La mort de Paul met un terme aux pérégrinations de son disciple qui ne quittera plus Éphèse, tentant de libérer les âmes de l’emprise de la déesse païenne Artémise, manquant parfois d’élan dans ce travail, si du moins l’on interprète correctement l’Apocalypse. Timothée a-t-il mérité les reproches de Jean ? L’on peut en douter à en juger par sa fin, dont le récit est tenu pour historiquement fiable. En effet, le 22 janvier 97, l’évêque est assommé à coups de massue durant une procession païenne dont il a troublé le déroulement et succombe à ses blessures. Pas si pusillanime que cela, finalement.
Tite, le coopérateur
C’est probablement à Iconium ou Lystre, lui aussi, que Tite fait la connaissance de Paul, à peu près à la même époque que Timothée, lors du premier passage de l’Apôtre en Lycaonie. On lui bâtira une biographie faisant de lui l’héritier d’une riche famille de l’aristocratie crétoise, converti par la lecture d’Isaïe et parti pour Jérusalem où il aurait rejoint le groupe des 72. Il n’y a sans doute rien à garder de tout cela, sinon que Tite, forme francisée du prénom romain Titus, appartient à une famille romanisée et riche, païenne, originaire de Crète, ou de Chypre. Converti par sa rencontre avec Paul, il se met à sa suite et l’accompagne à Antioche, Séleucie, Salamine de Chypre, Paphos , Pergé de Pamphilie et Antioche de Pidisie, se méritant cet éloge de l’Apôtre : “Tite, frère et coopérateur de mes travaux, brûlant de zèle pour le salut des âmes.” Paul l’emmène avec lui en Crète, ce qui attesterait les liens de Tite avec l’île, puis l’expédie, seul cette fois, en Dalmatie, région qui le revendique pour son premier évangélisateur.
En 51, Tite est avec Paul au concile de Jérusalem, puis l’accompagne lors de son séjour éphésien avant de s’embarquer pour Corinthe où la communauté se déchire.
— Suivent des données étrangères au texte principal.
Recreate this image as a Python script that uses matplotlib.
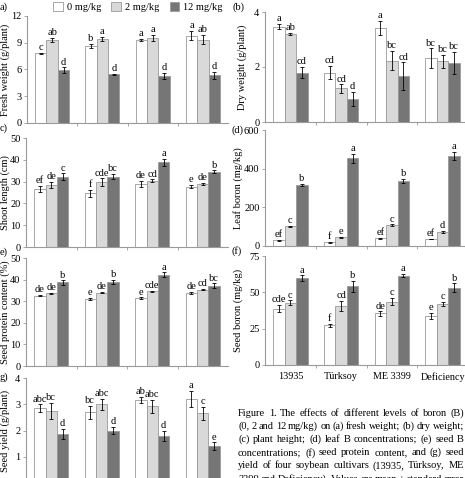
import matplotlib.pyplot as plt
import numpy as np
from matplotlib.patches import Patch

plt.rcParams["font.family"] = ["Liberation Serif", "DejaVu Serif"]

W, H = 465, 478

cultivars = ["13935", "Türksoy", "ME 3399", "Deficiency"]
doses = ["0 mg/kg", "2 mg/kg", "12 mg/kg"]

# rows = dose (0, 2, 12 mg/kg), columns = cultivar
fresh_mean = [[7.8, 8.65, 9.35, 9.8], [9.3, 9.4, 9.5, 9.35], [5.95, 5.45, 5.25, 5.35]]
fresh_err = [[0.1, 0.25, 0.1, 0.5], [0.25, 0.25, 0.35, 0.5], [0.3, 0.05, 0.35, 0.4]]
fresh_sig = [["c", "b", "a", "a"], ["ab", "a", "a", "ab"], ["d", "d", "d", "d"]]

dry_mean = [[3.47, 1.8, 3.42, 2.33], [3.2, 1.22, 2.23, 2.2], [1.8, 0.85, 1.67, 2.14]]
dry_err = [[0.1, 0.25, 0.25, 0.35], [0.03, 0.15, 0.35, 0.25], [0.2, 0.25, 0.5, 0.4]]
dry_sig = [["a", "cd", "a", "bc"], ["ab", "cd", "bc", "bc"], ["cd", "d", "cd", "bc"]]

shoot_mean = [[26.6, 24.6, 28.8, 27.7], [28.5, 29.7, 30.5, 28.8], [32.3, 32.3, 38.8, 34.6]]
shoot_err = [[1.5, 1.5, 1.5, 0.8], [1.5, 1.8, 0.5, 0.5], [1.5, 1.3, 1.5, 0.5]]
shoot_sig = [["ef", "f", "de", "e"], ["de", "cde", "cd", "de"], ["c", "bc", "a", "b"]]

leafb_mean = [[30, 19, 39, 36], [102, 44, 107, 73], [317, 453, 338, 467]]
leafb_err = [[2, 2, 2, 2], [4, 3, 5, 4], [5, 25, 10, 20]]
leafb_sig = [["ef", "f", "ef", "ef"], ["c", "e", "c", "d"], ["b", "a", "b", "a"]]

protein_mean = [[32.6, 31.1, 31.5, 33.9], [33.6, 33.9, 34.6, 35.4], [38.7, 38.9, 42.3, 37.2]]
protein_err = [[0.4, 0.4, 0.3, 0.5], [0.3, 0.3, 0.3, 0.3], [1.0, 1.0, 1.0, 1.0]]
protein_sig = [["de", "e", "e", "de"], ["de", "de", "cde", "cd"], ["b", "b", "a", "bc"]]

seedb_mean = [[38.8, 27.3, 35.5, 33.8], [42.9, 40.6, 43.6, 42.0], [59.6, 54.1, 61.5, 53.2]]
seedb_err = [[2.5, 1.0, 1.5, 2.0], [1.5, 3.5, 2.5, 1.5], [2.0, 4.0, 1.0, 3.0]]
seedb_sig = [["cde", "f", "de", "e"], ["c", "cd", "c", "c"], ["a", "b", "a", "b"]]

yield_mean = [[2.85, 2.7, 3.15, 3.2], [2.75, 3.0, 2.92, 2.65], [1.86, 2.0, 1.8, 1.4]]
yield_err = [[0.15, 0.25, 0.12, 0.3], [0.3, 0.2, 0.25, 0.25], [0.2, 0.15, 0.2, 0.15]]
yield_sig = [["abc", "bc", "ab", "a"], ["bc", "abc", "abc", "c"], ["d", "d", "d", "e"]]

caption = [
    "Figure 1. The effects of different levels of boron (B)",
    "(0, 2 and 12 mg/kg) on (a) fresh weight; (b) dry weight;",
    "(c) plant height; (d) leaf B concentrations; (e) seed B",
    "concentrations; (f) seed protein content, and (g) seed",
    "yield of four soybean cultivars (13935, Türksoy, ME",
    "3399 and Deficiency). Values are mean ± standard error",
]

bar_colors = ["white", "#d9d9d9", "#767676"]
edge = "#9a9a9a"


def rect(x0, x1, ytop, ybot):
    return [x0 / W, 1 - ybot / H, (x1 - x0) / W, (ybot - ytop) / H]


# panel: (tag, tag pos, axes px box, ylabel, ylabel x, yticks, data)
panels = [
    ("a)", (0, 7), (27, 228, 16, 123), "Fresh weight (g/plant)", -0.085,
     [0, 3, 6, 9, 12], fresh_mean, fresh_err, fresh_sig),
    ("(b)", (232, 7), (265, 468, 12, 122), "Dry weight (g/plant)", -0.09,
     [0, 2, 4], dry_mean, dry_err, dry_sig),
    ("c)", (0, 128), (26, 228, 138, 247), "Shoot length (cm)", -0.08,
     [0, 10, 20, 30, 40, 50], shoot_mean, shoot_err, shoot_sig),
    ("(d)", (231, 130), (265, 468, 130, 246), "Leaf boron (mg/kg)", -0.108,
     [0, 200, 400, 600], leafb_mean, leafb_err, leafb_sig),
    ("e)", (0, 252), (26, 228, 258, 366), "Seed protein content (%)", -0.08,
     [0, 10, 20, 30, 40, 50], protein_mean, protein_err, protein_sig),
    ("(f)", (231, 251), (265, 468, 256, 365), "Seed boron (mg/kg)", -0.108,
     [0, 25, 50, 75], seedb_mean, seedb_err, seedb_sig),
    ("g)", (0, 377), (26, 228, 378, 483), "Seed yield (g/plant)", -0.08,
     [0, 1, 2, 3, 4], yield_mean, yield_err, yield_sig),
]

fig = plt.figure(figsize=(W / 100, H / 100), dpi=100)

x = np.arange(len(cultivars))
bw = 0.227

for tag, tpos, box, ylabel, ylx, yticks, mean, err, sig in panels:
    ax = fig.add_axes(rect(*box))
    for i in range(3):
        xs = x + (i - 1) * bw
        ax.bar(xs, mean[i], width=bw, color=bar_colors[i], edgecolor=edge, linewidth=0.6)
        ax.errorbar(xs, mean[i], yerr=err[i], fmt="none", ecolor="black",
                    elinewidth=0.6, capsize=1.3, capthick=0.6)
        for xx, m, e, s in zip(xs, mean[i], err[i], sig[i]):
            ax.annotate(s, (xx, m + e), xytext=(0, 0.5), textcoords="offset points",
                        ha="center", va="bottom", fontsize=7.5)
    ax.set_xlim(-0.5, 3.5)
    ax.set_ylim(yticks[0], yticks[-1])
    ax.set_yticks(yticks)
    ax.set_xticks([0.5, 1.5, 2.5])
    ax.set_xticklabels([])
    ax.tick_params(axis="x", length=2, width=0.6, color=edge)
    ax.tick_params(axis="y", length=2.5, width=0.6, color=edge, labelsize=7.5, pad=1.5)
    for s in ["top", "right"]:
        ax.spines[s].set_visible(False)
    for s in ["left", "bottom"]:
        ax.spines[s].set_color(edge)
        ax.spines[s].set_linewidth(0.8)
    ax.set_ylabel(ylabel, fontsize=7.5)
    ax.yaxis.set_label_coords(ylx, 0.5)
    fig.text(tpos[0] / W, 1 - tpos[1] / H, tag, fontsize=7.5, va="center", ha="left")
    if tag == "(f)":
        ax.set_xticks(x, minor=True)
        ax.set_xticklabels(cultivars, minor=True, fontsize=7.3)
        ax.tick_params(axis="x", which="minor", length=0, pad=5)

handles = [Patch(facecolor=c, edgecolor=edge, linewidth=0.6) for c in bar_colors]
fig.legend(handles, doses, loc="center", bbox_to_anchor=(138 / W, 1 - 7 / H), ncol=3,
           frameon=False, fontsize=7.5, handlelength=0.9, handleheight=0.9,
           handletextpad=0.4, columnspacing=1.0, borderpad=0)

# justified caption lines
renderer = fig.canvas.get_renderer()
cap_x0, cap_x1 = 238, 464
for k, line in enumerate(caption):
    y = 1 - (413 + 13.2 * k) / H
    words = line.split(" ")
    texts = [fig.text(0, y, w, fontsize=7.45, va="center", ha="left") for w in words]
    widths = [t.get_window_extent(renderer).width for t in texts]
    gap = (cap_x1 - cap_x0 - sum(widths)) / (len(words) - 1)
    pos = cap_x0
    for t, w in zip(texts, widths):
        t.set_x(pos / W)
        pos += w + gap

fig.savefig("out.png", dpi=100)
Que Tite, trompé par un apparent apaisement, doive y retourner, prouve que la situation sur place est difficile mais aussi qu’il possède la confiance de Paul. Dans l’épître à Tite, datable de 64, Paul l’appelle à le rejoindre à Nicopolis d’Épire. C’est l’occasion, puisque le but est d’instaurer des épiscopats locaux, notamment en Crète, d’exposer à Tite ce que doit être le bon évêque selon Paul. Conformément à la dernière mission confiée par son maître, Tite prend la direction de l’Église crétoise, fondant le siège archiépiscopal de Gortyne. Il y meurt, dans son lit semble-t-il, à la fin du Ier siècle, au bel âge de 94 ans. L’église bâtie sur sa tombe profanée par les Turcs, seule la tête de Tite est sauvée de ces destructions ; elle est vénérée aujourd’hui dans la basilique Saint-Marc de Venise.